▶ _The request_: Quote the whole listing word for word, please.

▶ _Recorded data_:

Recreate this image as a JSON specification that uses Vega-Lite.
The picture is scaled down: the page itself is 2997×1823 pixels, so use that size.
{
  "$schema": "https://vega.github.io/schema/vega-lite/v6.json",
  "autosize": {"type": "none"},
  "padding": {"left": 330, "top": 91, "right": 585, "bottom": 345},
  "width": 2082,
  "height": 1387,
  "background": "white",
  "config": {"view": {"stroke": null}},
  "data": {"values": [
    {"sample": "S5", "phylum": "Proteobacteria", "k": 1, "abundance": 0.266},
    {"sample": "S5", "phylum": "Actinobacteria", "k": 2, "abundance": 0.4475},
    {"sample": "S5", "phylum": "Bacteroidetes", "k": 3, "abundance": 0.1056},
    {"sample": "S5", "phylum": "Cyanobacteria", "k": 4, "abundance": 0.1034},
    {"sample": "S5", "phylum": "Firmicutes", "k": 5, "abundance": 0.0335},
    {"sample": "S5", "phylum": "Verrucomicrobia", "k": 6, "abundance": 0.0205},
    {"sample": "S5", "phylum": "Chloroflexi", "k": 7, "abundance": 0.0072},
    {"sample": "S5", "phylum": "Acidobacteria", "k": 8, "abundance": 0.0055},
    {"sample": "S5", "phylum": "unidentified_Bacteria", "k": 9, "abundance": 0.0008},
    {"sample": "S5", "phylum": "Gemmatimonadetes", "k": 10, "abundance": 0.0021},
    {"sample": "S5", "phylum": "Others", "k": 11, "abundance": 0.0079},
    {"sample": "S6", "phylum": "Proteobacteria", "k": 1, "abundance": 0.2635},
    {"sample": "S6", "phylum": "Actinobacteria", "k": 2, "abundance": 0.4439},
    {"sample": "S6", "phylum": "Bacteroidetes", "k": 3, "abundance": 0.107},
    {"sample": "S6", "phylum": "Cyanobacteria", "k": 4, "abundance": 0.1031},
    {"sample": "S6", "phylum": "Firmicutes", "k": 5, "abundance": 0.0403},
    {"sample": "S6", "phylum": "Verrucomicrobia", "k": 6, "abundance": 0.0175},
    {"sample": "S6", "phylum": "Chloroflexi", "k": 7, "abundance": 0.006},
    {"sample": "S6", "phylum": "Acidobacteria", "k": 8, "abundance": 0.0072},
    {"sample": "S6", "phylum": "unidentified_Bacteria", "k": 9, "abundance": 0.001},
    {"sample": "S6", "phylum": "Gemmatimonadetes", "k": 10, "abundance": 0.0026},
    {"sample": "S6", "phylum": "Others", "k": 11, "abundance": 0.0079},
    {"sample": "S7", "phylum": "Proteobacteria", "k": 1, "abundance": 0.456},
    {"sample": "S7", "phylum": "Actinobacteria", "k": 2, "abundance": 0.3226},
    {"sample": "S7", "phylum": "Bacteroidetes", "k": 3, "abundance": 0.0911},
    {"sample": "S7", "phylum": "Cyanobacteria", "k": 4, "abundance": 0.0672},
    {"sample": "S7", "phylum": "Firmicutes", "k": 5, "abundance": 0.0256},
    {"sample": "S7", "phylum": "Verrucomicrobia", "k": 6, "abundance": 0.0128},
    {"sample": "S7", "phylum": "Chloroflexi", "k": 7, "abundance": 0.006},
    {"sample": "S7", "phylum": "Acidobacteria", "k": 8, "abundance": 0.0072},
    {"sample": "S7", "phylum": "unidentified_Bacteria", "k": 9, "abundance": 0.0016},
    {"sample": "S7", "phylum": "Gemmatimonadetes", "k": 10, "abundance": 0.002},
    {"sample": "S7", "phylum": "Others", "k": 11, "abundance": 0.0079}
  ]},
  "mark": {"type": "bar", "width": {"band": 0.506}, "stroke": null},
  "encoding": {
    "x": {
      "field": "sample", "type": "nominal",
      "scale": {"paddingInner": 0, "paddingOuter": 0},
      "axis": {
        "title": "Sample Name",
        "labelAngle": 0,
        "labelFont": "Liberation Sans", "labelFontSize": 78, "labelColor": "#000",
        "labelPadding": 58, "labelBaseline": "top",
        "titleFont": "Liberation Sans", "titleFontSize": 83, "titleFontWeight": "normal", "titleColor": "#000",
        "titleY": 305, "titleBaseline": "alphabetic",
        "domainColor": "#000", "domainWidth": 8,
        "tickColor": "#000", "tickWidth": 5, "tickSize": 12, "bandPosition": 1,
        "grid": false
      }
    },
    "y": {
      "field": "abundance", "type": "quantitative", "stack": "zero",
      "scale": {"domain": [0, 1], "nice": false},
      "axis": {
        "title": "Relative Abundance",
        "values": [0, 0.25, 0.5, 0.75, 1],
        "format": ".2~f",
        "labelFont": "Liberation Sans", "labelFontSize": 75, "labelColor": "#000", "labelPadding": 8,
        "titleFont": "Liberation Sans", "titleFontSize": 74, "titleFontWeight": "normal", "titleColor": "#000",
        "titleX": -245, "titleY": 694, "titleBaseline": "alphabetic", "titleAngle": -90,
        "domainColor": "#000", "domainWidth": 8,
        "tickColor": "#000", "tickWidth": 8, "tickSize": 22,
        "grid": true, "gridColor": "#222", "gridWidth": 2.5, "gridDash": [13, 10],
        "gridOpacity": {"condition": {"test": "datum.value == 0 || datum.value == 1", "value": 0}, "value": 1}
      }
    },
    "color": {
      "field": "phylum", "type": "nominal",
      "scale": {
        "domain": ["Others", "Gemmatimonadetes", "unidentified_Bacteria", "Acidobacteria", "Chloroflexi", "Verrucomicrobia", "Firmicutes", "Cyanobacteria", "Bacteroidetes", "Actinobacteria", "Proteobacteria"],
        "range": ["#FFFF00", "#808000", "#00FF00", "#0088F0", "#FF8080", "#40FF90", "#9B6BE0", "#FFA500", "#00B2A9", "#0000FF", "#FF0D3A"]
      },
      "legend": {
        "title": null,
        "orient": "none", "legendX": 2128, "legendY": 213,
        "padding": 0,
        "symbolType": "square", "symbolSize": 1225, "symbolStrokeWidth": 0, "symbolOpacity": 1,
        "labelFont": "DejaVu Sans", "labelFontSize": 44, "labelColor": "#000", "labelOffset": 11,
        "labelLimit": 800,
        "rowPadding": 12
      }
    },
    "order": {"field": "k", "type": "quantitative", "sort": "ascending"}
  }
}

▶ _Output for this task_:
Recreate this image as a JSON specification that uses Vega-Lite.
The picture is scaled down: the page itself is 2997×1823 pixels, so use that size.
{
  "$schema": "https://vega.github.io/schema/vega-lite/v6.json",
  "autosize": {"type": "none"},
  "padding": {"left": 330, "top": 91, "right": 585, "bottom": 345},
  "width": 2082,
  "height": 1387,
  "background": "white",
  "config": {"view": {"stroke": null}},
  "data": {"values": [
    {"sample": "S5", "phylum": "Proteobacteria", "k": 1, "abundance": 0.266},
    {"sample": "S5", "phylum": "Actinobacteria", "k": 2, "abundance": 0.4475},
    {"sample": "S5", "phylum": "Bacteroidetes", "k": 3, "abundance": 0.1056},
    {"sample": "S5", "phylum": "Cyanobacteria", "k": 4, "abundance": 0.1034},
    {"sample": "S5", "phylum": "Firmicutes", "k": 5, "abundance": 0.0335},
    {"sample": "S5", "phylum": "Verrucomicrobia", "k": 6, "abundance": 0.0205},
    {"sample": "S5", "phylum": "Chloroflexi", "k": 7, "abundance": 0.0072},
    {"sample": "S5", "phylum": "Acidobacteria", "k": 8, "abundance": 0.0055},
    {"sample": "S5", "phylum": "unidentified_Bacteria", "k": 9, "abundance": 0.0008},
    {"sample": "S5", "phylum": "Gemmatimonadetes", "k": 10, "abundance": 0.0021},
    {"sample": "S5", "phylum": "Others", "k": 11, "abundance": 0.0079},
    {"sample": "S6", "phylum": "Proteobacteria", "k": 1, "abundance": 0.2635},
    {"sample": "S6", "phylum": "Actinobacteria", "k": 2, "abundance": 0.4439},
    {"sample": "S6", "phylum": "Bacteroidetes", "k": 3, "abundance": 0.107},
    {"sample": "S6", "phylum": "Cyanobacteria", "k": 4, "abundance": 0.1031},
    {"sample": "S6", "phylum": "Firmicutes", "k": 5, "abundance": 0.0403},
    {"sample": "S6", "phylum": "Verrucomicrobia", "k": 6, "abundance": 0.0175},
    {"sample": "S6", "phylum": "Chloroflexi", "k": 7, "abundance": 0.006},
    {"sample": "S6", "phylum": "Acidobacteria", "k": 8, "abundance": 0.0072},
    {"sample": "S6", "phylum": "unidentified_Bacteria", "k": 9, "abundance": 0.001},
    {"sample": "S6", "phylum": "Gemmatimonadetes", "k": 10, "abundance": 0.0026},
    {"sample": "S6", "phylum": "Others", "k": 11, "abundance": 0.0079},
    {"sample": "S7", "phylum": "Proteobacteria", "k": 1, "abundance": 0.456},
    {"sample": "S7", "phylum": "Actinobacteria", "k": 2, "abundance": 0.3226},
    {"sample": "S7", "phylum": "Bacteroidetes", "k": 3, "abundance": 0.0911},
    {"sample": "S7", "phylum": "Cyanobacteria", "k": 4, "abundance": 0.0672},
    {"sample": "S7", "phylum": "Firmicutes", "k": 5, "abundance": 0.0256},
    {"sample": "S7", "phylum": "Verrucomicrobia", "k": 6, "abundance": 0.0128},
    {"sample": "S7", "phylum": "Chloroflexi", "k": 7, "abundance": 0.006},
    {"sample": "S7", "phylum": "Acidobacteria", "k": 8, "abundance": 0.0072},
    {"sample": "S7", "phylum": "unidentified_Bacteria", "k": 9, "abundance": 0.0016},
    {"sample": "S7", "phylum": "Gemmatimonadetes", "k": 10, "abundance": 0.002},
    {"sample": "S7", "phylum": "Others", "k": 11, "abundance": 0.0079}
  ]},
  "mark": {"type": "bar", "width": {"band": 0.506}, "stroke": null},
  "encoding": {
    "x": {
      "field": "sample", "type": "nominal",
      "scale": {"paddingInner": 0, "paddingOuter": 0},
      "axis": {
        "title": "Sample Name",
        "labelAngle": 0,
        "labelFont": "Liberation Sans", "labelFontSize": 78, "labelColor": "#000",
        "labelPadding": 58, "labelBaseline": "top",
        "titleFont": "Liberation Sans", "titleFontSize": 83, "titleFontWeight": "normal", "titleColor": "#000",
        "titleY": 305, "titleBaseline": "alphabetic",
        "domainColor": "#000", "domainWidth": 8,
        "tickColor": "#000", "tickWidth": 5, "tickSize": 12, "bandPosition": 1,
        "grid": false
      }
    },
    "y": {
      "field": "abundance", "type": "quantitative", "stack": "zero",
      "scale": {"domain": [0, 1], "nice": false},
      "axis": {
        "title": "Relative Abundance",
        "values": [0, 0.25, 0.5, 0.75, 1],
        "format": ".2~f",
        "labelFont": "Liberation Sans", "labelFontSize": 75, "labelColor": "#000", "labelPadding": 8,
        "titleFont": "Liberation Sans", "titleFontSize": 74, "titleFontWeight": "normal", "titleColor": "#000",
        "titleX": -245, "titleY": 694, "titleBaseline": "alphabetic", "titleAngle": -90,
        "domainColor": "#000", "domainWidth": 8,
        "tickColor": "#000", "tickWidth": 8, "tickSize": 22,
        "grid": true, "gridColor": "#222", "gridWidth": 2.5, "gridDash": [13, 10],
        "gridOpacity": {"condition": {"test": "datum.value == 0 || datum.value == 1", "value": 0}, "value": 1}
      }
    },
    "color": {
      "field": "phylum", "type": "nominal",
      "scale": {
        "domain": ["Others", "Gemmatimonadetes", "unidentified_Bacteria", "Acidobacteria", "Chloroflexi", "Verrucomicrobia", "Firmicutes", "Cyanobacteria", "Bacteroidetes", "Actinobacteria", "Proteobacteria"],
        "range": ["#FFFF00", "#808000", "#00FF00", "#0088F0", "#FF8080", "#40FF90", "#9B6BE0", "#FFA500", "#00B2A9", "#0000FF", "#FF0D3A"]
      },
      "legend": {
        "title": null,
        "orient": "none", "legendX": 2128, "legendY": 213,
        "padding": 0,
        "symbolType": "square", "symbolSize": 1225, "symbolStrokeWidth": 0, "symbolOpacity": 1,
        "labelFont": "DejaVu Sans", "labelFontSize": 44, "labelColor": "#000", "labelOffset": 11,
        "labelLimit": 800,
        "rowPadding": 12
      }
    },
    "order": {"field": "k", "type": "quantitative", "sort": "ascending"}
  }
}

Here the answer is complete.